Problem 644
Squares on the line
Sam and Tom are trying a game of (partially) covering a given line segment of length $L$ by taking turns in placing unit squares onto the line segment.
As illustrated below, the squares may be positioned in two different ways, either “straight” by placing the midpoints of two opposite sides on the line segment, or “diagonal” by placing two opposite corners on the line segment. Newly placed squares may touch other squares, but are not allowed to overlap any other square laid down before.
The player who is able to place the last unit square onto the line segment wins.
With Sam starting each game by placing the first square, they quickly realise that Sam can easily win every time by placing the first square in the middle of the line segment, making the game boring.

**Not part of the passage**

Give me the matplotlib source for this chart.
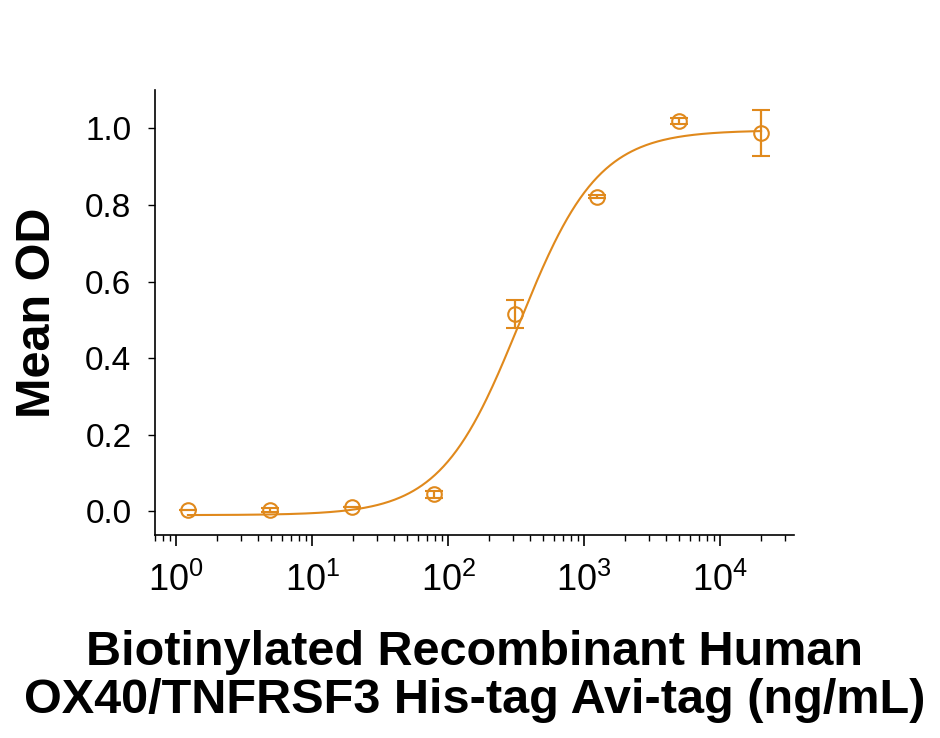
import numpy as np
import matplotlib
matplotlib.use("Agg")
import matplotlib.pyplot as plt
from matplotlib.ticker import LogLocator, NullFormatter

plt.rcParams['font.family'] = ['Liberation Sans', 'DejaVu Sans']
plt.rcParams['mathtext.fontset'] = 'custom'
plt.rcParams['mathtext.rm'] = 'Liberation Sans'
plt.rcParams['mathtext.it'] = 'Liberation Sans'
plt.rcParams['mathtext.bf'] = 'Liberation Sans:bold'

# Data (ng/mL vs mean OD)
conc = [1.22, 4.88, 19.53, 78.13, 312.5, 1250, 5000, 20000]
mean_od = [0.003, 0.003, 0.011, 0.044, 0.516, 0.822, 1.020, 0.987]
err = [0.0, 0.005, 0.0, 0.010, 0.037, 0.005, 0.008, 0.060]

# 4PL fit parameters
fit_bottom = -0.01
fit_top = 0.995
fit_ec50 = 335.0
fit_hill = 1.5

color = '#E0891C'

fig = plt.figure(figsize=(9.4, 7.38), dpi=100)
ax = fig.add_axes([0.165, 0.275, 0.68, 0.603])

xc = np.logspace(np.log10(conc[0]), np.log10(conc[-1]), 400)
yc = fit_bottom + (fit_top - fit_bottom) / (1 + (fit_ec50 / xc) ** fit_hill)
ax.plot(xc, yc, color=color, lw=1.5)

ax.errorbar(conc, mean_od, yerr=err, fmt='o', mfc='none', mec=color, ms=10.5,
            mew=1.5, ecolor=color, elinewidth=1.6, capsize=6.5, capthick=1.6)

ax.set_xscale('log')
ax.set_xlim(0.70, 35100)
ax.set_ylim(-0.062, 1.1)
ax.set_yticks([0.0, 0.2, 0.4, 0.6, 0.8, 1.0])
ax.set_yticklabels(['0.0', '0.2', '0.4', '0.6', '0.8', '1.0'])
ax.xaxis.set_major_locator(LogLocator(base=10, numticks=10))
ax.xaxis.set_minor_locator(LogLocator(base=10, subs=np.arange(2, 10), numticks=20))
ax.xaxis.set_minor_formatter(NullFormatter())

for s in ['top', 'right']:
    ax.spines[s].set_visible(False)
for s in ['left', 'bottom']:
    ax.spines[s].set_linewidth(1.2)

ax.tick_params(axis='y', which='major', direction='out', length=5, width=1, labelsize=24, pad=12)
ax.tick_params(axis='x', which='major', direction='out', length=8, width=1.2, labelsize=26, pad=12)
ax.tick_params(axis='x', which='minor', direction='out', length=4, width=1)

ax.set_ylabel('Mean OD', fontsize=35, fontweight='bold', labelpad=18)
ax.set_xlabel('Biotinylated Recombinant Human\nOX40/TNFRSF3 His-tag Avi-tag (ng/mL)',
              fontsize=35, fontweight='bold', labelpad=22, linespacing=1.1)

fig.savefig('out.png', dpi=100, facecolor='white')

Therefore they decide to randomise Sam’s first move, by first tossing a fair coin to determine whether the square will be placed straight or diagonal onto the line segment and then choosing the actual position on the line segment randomly with all possible positions being equally likely. Sam’s gain of the game is defined to be $0$ if he loses the game and $L$ if he wins. Assuming optimal play of both players after Sam’s initial move, you can see that Sam’s expected gain, called $e(L)$, is only dependent on the length of the line segment.
For example, if $L=2$, Sam will win with a probability of $1$, so $e(2)=2$.
Choosing $L=4$, the winning probability will be $0.33333333$ for the straight case and $0.22654092$ for the diagonal case, leading to $e(4)=1.11974851$ (rounded to $8$ digits after the decimal point each).
Being interested in the optimal value of $L$ for Sam, let’s define $f(a,b)$ to be the maximum of $e(L)$ for some $L\in[a,b]$.
You are given $f(2,10)=2.61969775$, being reached for $L=7.82842712$, and $f(10,20)=5.99374121$ (rounded to $8$ digits each).
Find $f(200,500)$, rounded to $8$ digits after the decimal point.
线段的正方形覆盖
山姆和汤姆正在玩一个游戏:在一条长为$L$的线段上,他们轮流摆放单位正方形,以(部分地)覆盖这个线段。
如下图所示,有两种摆放正方形的方式,一种是“横放”,将正方形两条对边的中点放在线段上,另一种是“斜放”,将正方形沿对角线放在线段上。后放的正方形可以与先放的正方形接触,但是不允许重叠。
如果在一名玩家摆放完正方形之后,对方无法再摆放新的正方形,则前者获胜。
一开始,总是由山姆先摆放正方形,但他们很快发现,山姆只需把第一个正方形摆放在线段正中间,就必定能够获胜,这样的游戏太无聊了。
于是他们决定,山姆必须随机摆放第一个正方形:先抛掷一枚公平硬币,决定这个正方形是横放还是斜放,然后再在线段上等概率地选择正方形摆放的位置。双方约定,如果山姆输了,那么他的收益为$0$,反之他的收益为$L$。在摆完第一个正方形之后,如果双方都采用最优策略,可以看出山姆的期望收益$e(L)$只取决于线段的长度。
例如,如果$L=2$,山姆必定获胜,所以$e(2)=2$。
如果$L=4$,当第一个正方形横放时,山姆获胜的概率是$0.33333333$,而斜放时概率是$0.22654092$,因此$e(4)=1.11974851$(均保留小数点后$8$位小数)。
我们希望知道,在一定范围内,对山姆来说最优的线段长度$L$应该是多少,因此我们记$f(a,b)$为所有$L\in[a,b]$对应的$e(L)$中的最大值。
已知$f(2,10)=2.61969775$,此时最优长度为$L=7.82842712$;我们还知道$f(10,20)=5.99374121$(均保留小数点后$8$位小数)。
求$f(200,500)$,并保留小数点后$8$位小数。